> _Extracted records_:
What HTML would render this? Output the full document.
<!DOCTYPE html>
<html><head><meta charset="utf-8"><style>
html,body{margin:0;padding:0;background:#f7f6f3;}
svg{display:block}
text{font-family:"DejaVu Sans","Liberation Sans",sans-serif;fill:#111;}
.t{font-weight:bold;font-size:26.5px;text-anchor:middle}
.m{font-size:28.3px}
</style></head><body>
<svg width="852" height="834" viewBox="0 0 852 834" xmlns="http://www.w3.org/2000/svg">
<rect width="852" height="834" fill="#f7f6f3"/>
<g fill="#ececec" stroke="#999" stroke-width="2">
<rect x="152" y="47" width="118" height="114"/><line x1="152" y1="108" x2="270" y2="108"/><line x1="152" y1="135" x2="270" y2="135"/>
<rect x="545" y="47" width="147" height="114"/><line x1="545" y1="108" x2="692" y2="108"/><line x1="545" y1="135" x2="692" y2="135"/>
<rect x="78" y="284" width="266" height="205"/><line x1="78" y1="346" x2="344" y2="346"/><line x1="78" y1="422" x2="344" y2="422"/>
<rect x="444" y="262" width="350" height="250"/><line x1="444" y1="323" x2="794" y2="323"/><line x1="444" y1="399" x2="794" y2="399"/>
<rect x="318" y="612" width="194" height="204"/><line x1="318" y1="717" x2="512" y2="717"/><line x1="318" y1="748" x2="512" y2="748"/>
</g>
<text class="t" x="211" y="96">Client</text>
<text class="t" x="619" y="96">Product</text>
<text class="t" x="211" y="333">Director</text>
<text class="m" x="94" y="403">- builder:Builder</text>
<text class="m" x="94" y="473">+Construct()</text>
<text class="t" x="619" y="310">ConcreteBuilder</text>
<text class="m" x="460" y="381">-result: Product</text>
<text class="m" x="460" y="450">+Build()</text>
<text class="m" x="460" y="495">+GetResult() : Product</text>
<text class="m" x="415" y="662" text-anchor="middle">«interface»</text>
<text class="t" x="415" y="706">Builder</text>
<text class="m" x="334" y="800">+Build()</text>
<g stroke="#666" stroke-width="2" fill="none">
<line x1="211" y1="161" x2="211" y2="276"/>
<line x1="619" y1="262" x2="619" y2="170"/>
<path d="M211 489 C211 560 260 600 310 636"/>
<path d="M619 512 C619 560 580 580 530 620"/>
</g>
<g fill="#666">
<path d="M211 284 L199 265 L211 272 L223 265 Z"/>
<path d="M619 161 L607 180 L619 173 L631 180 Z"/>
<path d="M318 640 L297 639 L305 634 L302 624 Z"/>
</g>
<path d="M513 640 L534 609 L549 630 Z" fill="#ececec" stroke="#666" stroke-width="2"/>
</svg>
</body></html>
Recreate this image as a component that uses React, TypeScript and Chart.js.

> _INSTRUCTIONS FOR THE TASK_: Return every line of the material exactly.

> _EXERCISE ANSWER_:
What HTML would render this? Output the full document.
<!DOCTYPE html>
<html><head><meta charset="utf-8"><style>
html,body{margin:0;padding:0;background:#f7f6f3;}
svg{display:block}
text{font-family:"DejaVu Sans","Liberation Sans",sans-serif;fill:#111;}
.t{font-weight:bold;font-size:26.5px;text-anchor:middle}
.m{font-size:28.3px}
</style></head><body>
<svg width="852" height="834" viewBox="0 0 852 834" xmlns="http://www.w3.org/2000/svg">
<rect width="852" height="834" fill="#f7f6f3"/>
<g fill="#ececec" stroke="#999" stroke-width="2">
<rect x="152" y="47" width="118" height="114"/><line x1="152" y1="108" x2="270" y2="108"/><line x1="152" y1="135" x2="270" y2="135"/>
<rect x="545" y="47" width="147" height="114"/><line x1="545" y1="108" x2="692" y2="108"/><line x1="545" y1="135" x2="692" y2="135"/>
<rect x="78" y="284" width="266" height="205"/><line x1="78" y1="346" x2="344" y2="346"/><line x1="78" y1="422" x2="344" y2="422"/>
<rect x="444" y="262" width="350" height="250"/><line x1="444" y1="323" x2="794" y2="323"/><line x1="444" y1="399" x2="794" y2="399"/>
<rect x="318" y="612" width="194" height="204"/><line x1="318" y1="717" x2="512" y2="717"/><line x1="318" y1="748" x2="512" y2="748"/>
</g>
<text class="t" x="211" y="96">Client</text>
<text class="t" x="619" y="96">Product</text>
<text class="t" x="211" y="333">Director</text>
<text class="m" x="94" y="403">- builder:Builder</text>
<text class="m" x="94" y="473">+Construct()</text>
<text class="t" x="619" y="310">ConcreteBuilder</text>
<text class="m" x="460" y="381">-result: Product</text>
<text class="m" x="460" y="450">+Build()</text>
<text class="m" x="460" y="495">+GetResult() : Product</text>
<text class="m" x="415" y="662" text-anchor="middle">«interface»</text>
<text class="t" x="415" y="706">Builder</text>
<text class="m" x="334" y="800">+Build()</text>
<g stroke="#666" stroke-width="2" fill="none">
<line x1="211" y1="161" x2="211" y2="276"/>
<line x1="619" y1="262" x2="619" y2="170"/>
<path d="M211 489 C211 560 260 600 310 636"/>
<path d="M619 512 C619 560 580 580 530 620"/>
</g>
<g fill="#666">
<path d="M211 284 L199 265 L211 272 L223 265 Z"/>
<path d="M619 161 L607 180 L619 173 L631 180 Z"/>
<path d="M318 640 L297 639 L305 634 L302 624 Z"/>
</g>
<path d="M513 640 L534 609 L549 630 Z" fill="#ececec" stroke="#666" stroke-width="2"/>
</svg>
</body></html>
Recreate this image as a component that uses React, TypeScript and Chart.js.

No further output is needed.